Although the film touches on numerous hot-button issues, Potter worked hard to ensure it is provocative and entertaining, without ever feeling too sober or heavy-handed.
“I was very aware of wanting balance,” said Potter.
“We knew it was a political film,” Allen recently told reporters in New York. “But we knew before that, we needed to play it as a love story and we talked about that aspect of it a lot because if you hammer these thoughts that are very big — these political ideas — it can be a big turn-off and Sally so wanted to keep the audience engaged.”
Potter said she initially decided to have her two main characters, known only as “He” and “She,” hail from Beirut and Belfast because these are two cities that have a lot in common, despite their locations in two such vastly different parts of the world.
“In these cities, people know what it is to have fighting in the streets, know what it is to live with and survive civil war and have families divided on different lines,” Potter remarked. “Different kinds of wars, different kinds of barriers that they have to deal with and sometimes they’re drawn along religious lines, also. I felt that if these two characters came from those two cities, they would understand each other in some sense quite deeply, even though so much about their cultures were different.”

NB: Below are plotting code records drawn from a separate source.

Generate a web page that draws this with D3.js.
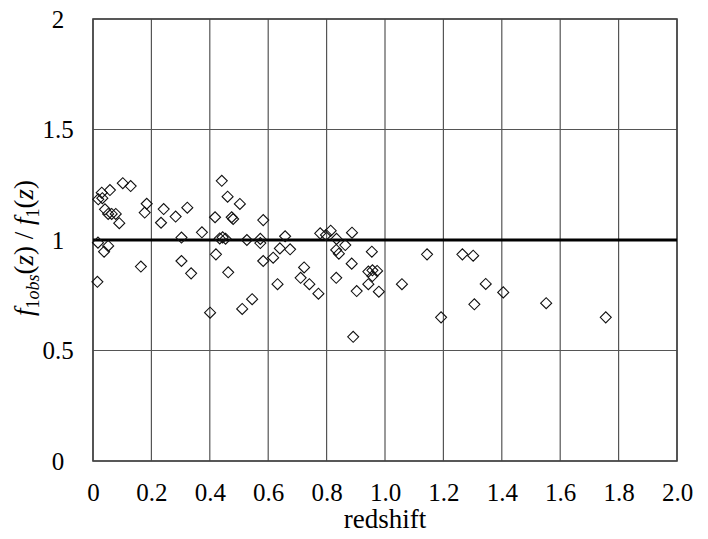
<!DOCTYPE html>
<html>
<head>
<meta charset="utf-8">
<script src="https://cdn.jsdelivr.net/npm/d3@7"></script>
<style>
  html, body { margin: 0; padding: 0; background: #fff; }
  svg { display: block; }
</style>
</head>
<body>
<svg id="chart" width="708" height="539"></svg>
<script>
// ---- data ----
const redshift = [0.102,0.129,0.058,0.030,0.018,0.032,0.041,0.052,0.064,0.078,0.090,0.017,0.052,0.038,0.015,
  0.164,0.184,0.177,0.242,0.233,0.283,0.323,0.303,0.303,0.336,0.373,0.401,0.418,0.421,0.441,0.461,0.475,0.480,
  0.434,0.444,0.454,0.463,0.503,0.527,0.511,0.545,0.583,0.573,0.573,0.583,0.617,0.632,0.640,0.675,0.658,0.723,
  0.711,0.741,0.772,0.778,0.798,0.814,0.834,0.833,0.842,0.864,0.887,0.886,0.833,0.891,0.903,0.955,0.943,0.957,
  0.973,0.957,0.943,0.979,1.058,1.144,1.192,1.265,1.302,1.345,1.306,1.405,1.552,1.756];
const ratio = [1.257,1.244,1.226,1.214,1.184,1.189,1.139,1.118,1.118,1.118,1.076,0.988,0.973,0.947,0.811,
  0.880,1.164,1.124,1.140,1.078,1.106,1.146,1.011,0.905,0.849,1.035,0.671,1.103,0.935,1.268,1.196,1.103,1.095,
  1.007,1.012,1.006,0.854,1.163,1.000,0.688,0.732,1.090,1.005,0.986,0.905,0.920,0.800,0.962,0.958,1.017,0.876,
  0.829,0.800,0.757,1.030,1.023,1.042,1.005,0.955,0.938,0.977,1.033,0.893,0.829,0.562,0.769,0.947,0.857,0.863,
  0.860,0.837,0.800,0.766,0.800,0.935,0.650,0.935,0.929,0.801,0.709,0.763,0.714,0.650];
const refLineX = [0, 2.0];
const refLineY = [1, 1];
const xTicks = [0, 0.2, 0.4, 0.6, 0.8, 1.0, 1.2, 1.4, 1.6, 1.8, 2.0];
const xTickLabels = ["0", "0.2", "0.4", "0.6", "0.8", "1.0", "1.2", "1.4", "1.6", "1.8", "2.0"];
const yTicks = [0, 0.5, 1, 1.5, 2];
const yTickLabels = ["0", "0.5", "1", "1.5", "2"];

// ---- layout ----
const FONT = "'Liberation Serif', 'DejaVu Serif', 'Times New Roman', serif";
const svg = d3.select("#chart");
const L = 93, R = 677, T = 19, B = 461;
const x = d3.scaleLinear().domain([0, 2]).range([L, R]);
const y = d3.scaleLinear().domain([0, 2]).range([B, T]);

// grid
const grid = svg.append("g");
grid.selectAll("line.v").data(xTicks).join("line")
  .attr("x1", d => x(d)).attr("x2", d => x(d)).attr("y1", T).attr("y2", B)
  .attr("stroke", "#555").attr("stroke-width", 1.2);
grid.selectAll("line.h").data(yTicks).join("line")
  .attr("x1", L).attr("x2", R).attr("y1", d => y(d)).attr("y2", d => y(d))
  .attr("stroke", "#555").attr("stroke-width", 1.2);
svg.append("rect").attr("x", L).attr("y", T).attr("width", R - L).attr("height", B - T)
  .attr("fill", "none").attr("stroke", "#444").attr("stroke-width", 1.6);

// axes (labels only, via d3 axis)
const xAxis = d3.axisBottom(x).tickValues(xTicks).tickFormat((d, i) => xTickLabels[i]).tickSize(0).tickPadding(0);
const gx = svg.append("g").attr("transform", `translate(0,${B + 22})`).call(xAxis);
gx.select(".domain").remove();
gx.selectAll("text").attr("dy", "0.71em")
  .style("font-family", FONT).style("font-size", "25px").style("fill", "#000");

const yAxis = d3.axisLeft(y).tickValues(yTicks).tickFormat((d, i) => yTickLabels[i]).tickSize(0).tickPadding(0);
const gy = svg.append("g").attr("transform", `translate(58,0)`).call(yAxis);
gy.select(".domain").remove();
gy.selectAll("text").attr("text-anchor", "middle").attr("x", 0)
  .style("font-family", FONT).style("font-size", "25px").style("fill", "#000");

// reference line
svg.append("path")
  .datum(refLineX.map((d, i) => [d, refLineY[i]]))
  .attr("d", d3.line().x(d => x(d[0])).y(d => y(d[1])))
  .attr("stroke", "#000").attr("stroke-width", 3.2).attr("fill", "none");

// points (open diamonds)
const pts = redshift.map((d, i) => [d, ratio[i]]);
const r = 5.5;
svg.append("g").selectAll("path").data(pts).join("path")
  .attr("d", d => {
    const cx = x(d[0]), cy = y(d[1]);
    return `M${cx - r},${cy}L${cx},${cy - r}L${cx + r},${cy}L${cx},${cy + r}Z`;
  })
  .attr("fill", "none").attr("stroke", "#111").attr("stroke-width", 1.1);

// x title
svg.append("text").attr("x", (L + R) / 2).attr("y", 528).attr("text-anchor", "middle")
  .style("font-family", FONT).style("font-size", "27px").text("redshift");

// y title
const yt = svg.append("text")
  .attr("transform", `translate(33,${(T + B) / 2 + 8}) rotate(-90)`)
  .attr("text-anchor", "middle")
  .style("font-family", FONT).style("font-size", "27px").style("font-style", "italic");
yt.append("tspan").text("f");
yt.append("tspan").style("font-size", "18px").attr("dy", 6).style("font-style", "normal").text("1");
yt.append("tspan").style("font-size", "18px").text("obs");
yt.append("tspan").attr("dy", -6).style("font-style", "normal").text("(");
yt.append("tspan").text("z");
yt.append("tspan").style("font-style", "normal").text(") / ");
yt.append("tspan").text("f");
yt.append("tspan").style("font-size", "18px").attr("dy", 6).style("font-style", "normal").text("1");
yt.append("tspan").attr("dy", -6).style("font-style", "normal").text("(");
yt.append("tspan").text("z");
yt.append("tspan").style("font-style", "normal").text(")");
</script>
</body>
</html>
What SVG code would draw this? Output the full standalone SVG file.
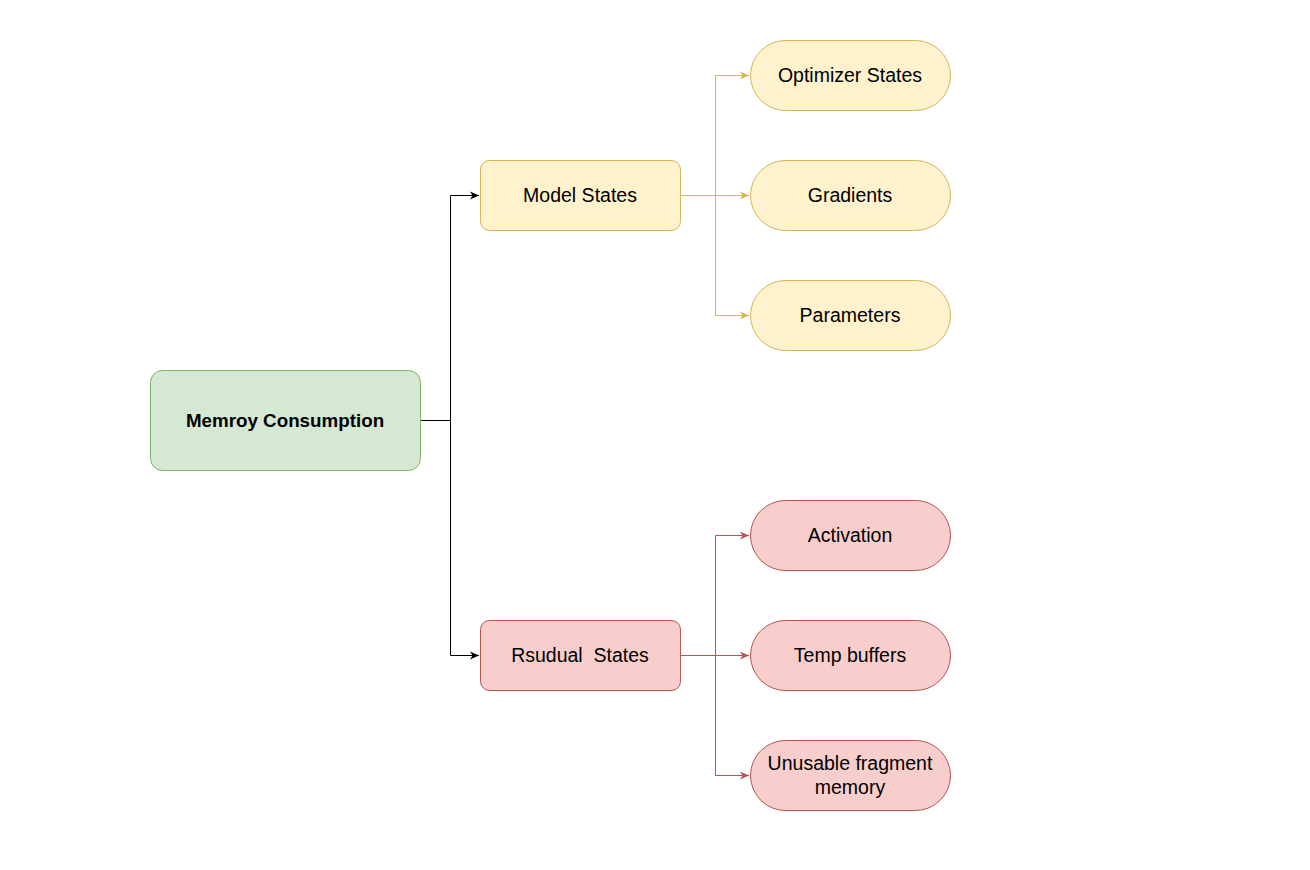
<svg xmlns="http://www.w3.org/2000/svg" width="1310" height="870" viewBox="0 0 1310 870">
<style>
.t{font-family:"Liberation Sans",Arial,sans-serif;font-size:19.5px;fill:#000;text-anchor:middle;dominant-baseline:central}
.b{font-weight:bold;font-size:18.8px}
.y{fill:#fff2cc;stroke:#d6b656;stroke-width:1}
.r{fill:#f8cecc;stroke:#b85450;stroke-width:1}
.g{fill:#d5e8d4;stroke:#82b366;stroke-width:1}
.e{fill:none;stroke-width:1}
</style>
<defs>
<marker id="ak" markerWidth="12" markerHeight="12" refX="10" refY="6" orient="auto" markerUnits="userSpaceOnUse"><path d="M1,2 L10,6 L1,10 L3.5,6 Z" fill="#000"/></marker>
<marker id="ay" markerWidth="12" markerHeight="12" refX="10" refY="6" orient="auto" markerUnits="userSpaceOnUse"><path d="M1,2 L10,6 L1,10 L3.5,6 Z" fill="#d6b656"/></marker>
<marker id="ar" markerWidth="12" markerHeight="12" refX="10" refY="6" orient="auto" markerUnits="userSpaceOnUse"><path d="M1,2 L10,6 L1,10 L3.5,6 Z" fill="#b85450"/></marker>
</defs>
<rect width="1310" height="870" fill="#fff"/>
<g id="connectors">
<path class="e" stroke="#000" d="M420,420.5 H450.5 V195.5 H479" marker-end="url(#ak)"/>
<path class="e" stroke="#000" d="M450.5,420.5 V655.5 H479" marker-end="url(#ak)"/>
<path class="e" stroke="#d6b656" d="M680,195.5 H749" marker-end="url(#ay)"/>
<path class="e" stroke="#d6b656" d="M715.5,195.5 V75.5 H749" marker-end="url(#ay)"/>
<path class="e" stroke="#d6b656" d="M715.5,195.5 V315.5 H749" marker-end="url(#ay)"/>
<path class="e" stroke="#b85450" d="M680,655.5 H749" marker-end="url(#ar)"/>
<path class="e" stroke="#b85450" d="M715.5,655.5 V535.5 H749" marker-end="url(#ar)"/>
<path class="e" stroke="#b85450" d="M715.5,655.5 V775.5 H749" marker-end="url(#ar)"/>
</g>
<g id="root"><rect class="g" x="150.5" y="370.5" width="270" height="100" rx="12"/><text class="t b" x="285" y="420">Memroy Consumption</text></g>
<g id="model"><rect class="y" x="480.5" y="160.5" width="200" height="70" rx="9"/><text class="t" x="580" y="195">Model States</text></g>
<g id="residual"><rect class="r" x="480.5" y="620.5" width="200" height="70" rx="9"/><text class="t" x="580" y="655" xml:space="preserve">Rsudual  States</text></g>
<g id="optimizer"><rect class="y" x="750.5" y="40.5" width="200" height="70" rx="35"/><text class="t" x="850" y="75">Optimizer States</text></g>
<g id="gradients"><rect class="y" x="750.5" y="160.5" width="200" height="70" rx="35"/><text class="t" x="850" y="195">Gradients</text></g>
<g id="parameters"><rect class="y" x="750.5" y="280.5" width="200" height="70" rx="35"/><text class="t" x="850" y="315">Parameters</text></g>
<g id="activation"><rect class="r" x="750.5" y="500.5" width="200" height="70" rx="35"/><text class="t" x="850" y="535">Activation</text></g>
<g id="temp"><rect class="r" x="750.5" y="620.5" width="200" height="70" rx="35"/><text class="t" x="850" y="655">Temp buffers</text></g>
<g id="unusable"><rect class="r" x="750.5" y="740.5" width="200" height="70" rx="35"/><text class="t" x="850" y="763">Unusable fragment</text><text class="t" x="850" y="787">memory</text></g>
</svg>
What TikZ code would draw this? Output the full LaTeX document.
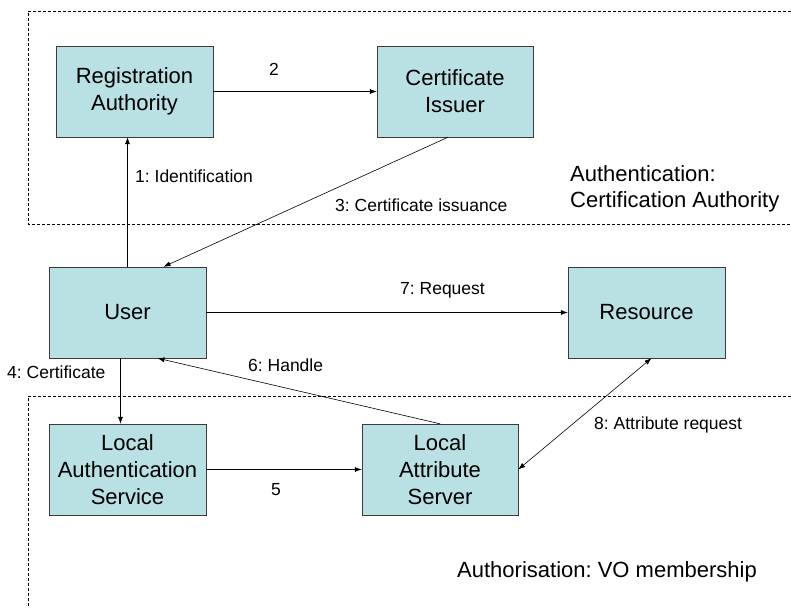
\documentclass[tikz,border=0pt]{standalone}
\usepackage{fontspec}
\setmainfont{Liberation Sans}
\usetikzlibrary{arrows.meta}
\definecolor{boxfill}{RGB}{185,224,227}
\definecolor{boxline}{RGB}{60,60,60}
\frenchspacing

\begin{document}
\begin{tikzpicture}[
        x=1pt, y=-1pt,
        box/.style={draw=boxline, fill=boxfill, rectangle, align=center, minimum width=157pt, minimum height=91pt, inner sep=0pt, font=\fontsize{22}{27}\selectfont},
        lbl/.style={anchor=west, inner sep=0pt, font=\fontsize{17.5}{21}\selectfont},
        region/.style={draw, dash pattern=on 3pt off 2pt, line width=0.6pt},
        link/.style={-{Latex[length=7pt,width=5pt]}, line width=0.6pt}
    ]
    \useasboundingbox (0,0) rectangle (791,607);
    % regions
    \draw [region] (791,11) -- (28,11) -- (28,224) -- (791,224);
    \draw [region] (791,396) -- (28,396) -- (28,607);

    \node [box] (ra) at (134.5,91.5) {Registration\\Authority};
    \node [box, minimum width=156pt] (ci) at (455,91.5) {Certificate\\Issuer};
    \node [box] (user) at (127.5,312.5) {User};
    \node [box] (res) at (646.5,312.5) {Resource};
    \node [box] (las) at (127.5,469.5) {Local\\Authentication\\Service};
    \node [box, minimum width=156pt] (lats) at (440,469.5) {Local\\Attribute\\Server};

    \draw [link] (ra) -- (ci);
    \draw [link] (user.north) -- (user.north |- ra.south);
    \draw [link] ([xshift=-7pt]ci.south) -- ([xshift=36pt]user.north);
    \draw [link] (user) -- (res);
    \draw [link] ([xshift=-7pt]user.south) -- ([xshift=-7pt]las.north);
    \draw [link] (las) -- (lats);
    \draw [link] (lats.north) -- ([xshift=30pt]user.south);
    \draw [link, {Latex[length=7pt,width=5pt]}-{Latex[length=7pt,width=5pt]}] (lats.east) -- ([xshift=5pt]res.south);

    \node [lbl, anchor=center] (l2) at (274,69) {2};
    \node [lbl] (l1) at (135,176) {1: Identification};
    \node [lbl] (l3) at (335,205) {3: Certificate issuance};
    \node [lbl] (l7) at (400,290) {7: Request};
    \node [lbl] (l4) at (7,372) {4: Certificate};
    \node [lbl] (l6) at (248,365) {6: Handle};
    \node [lbl, anchor=center] (l5) at (276,490) {5};
    \node [lbl] (l8) at (594,425) {8: Attribute request};

    \node [lbl, align=left, font=\fontsize{22}{26}\selectfont] (authn) at (570,189) {Authentication:\\Certification Authority};
    \node [lbl, font=\fontsize{22}{26}\selectfont] (authz) at (457,572) {Authorisation: VO membership};
\end{tikzpicture}
\end{document}
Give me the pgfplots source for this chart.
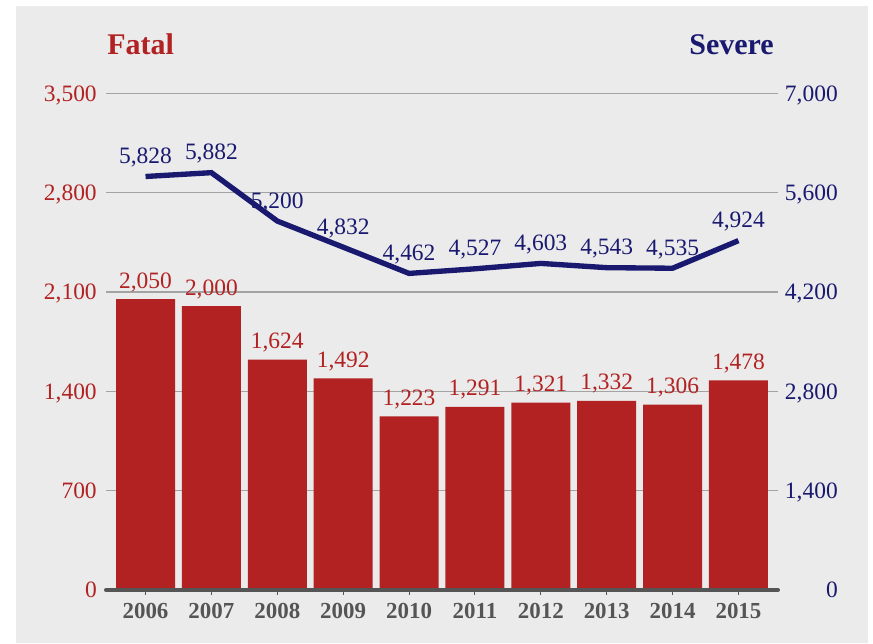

“‘Yes,’ of course, is the last word of James Joyce’s “Ulysses” and I thought of his great work and some of Virginia Woolf’s, too, because the project is stream of consciousness — of the artist or writer trying to listen to the inner life of the character as it really is, as we experience when we walk around, the world that we secretly inhabit in our heads,” Potter reasoned. “And I thought it would be interesting to try to take that river, that stream in and out where you dive into someone’s mind and out again into their speech in kind of a seamless way and I wanted to see how that would work because what the film is doing is trying to access the secret life of each of the characters and find that each is in their own kind of solitude and in that solitude they each have a lot in common.”
“Yes” opens in select theaters Friday and expands to wider release later this month.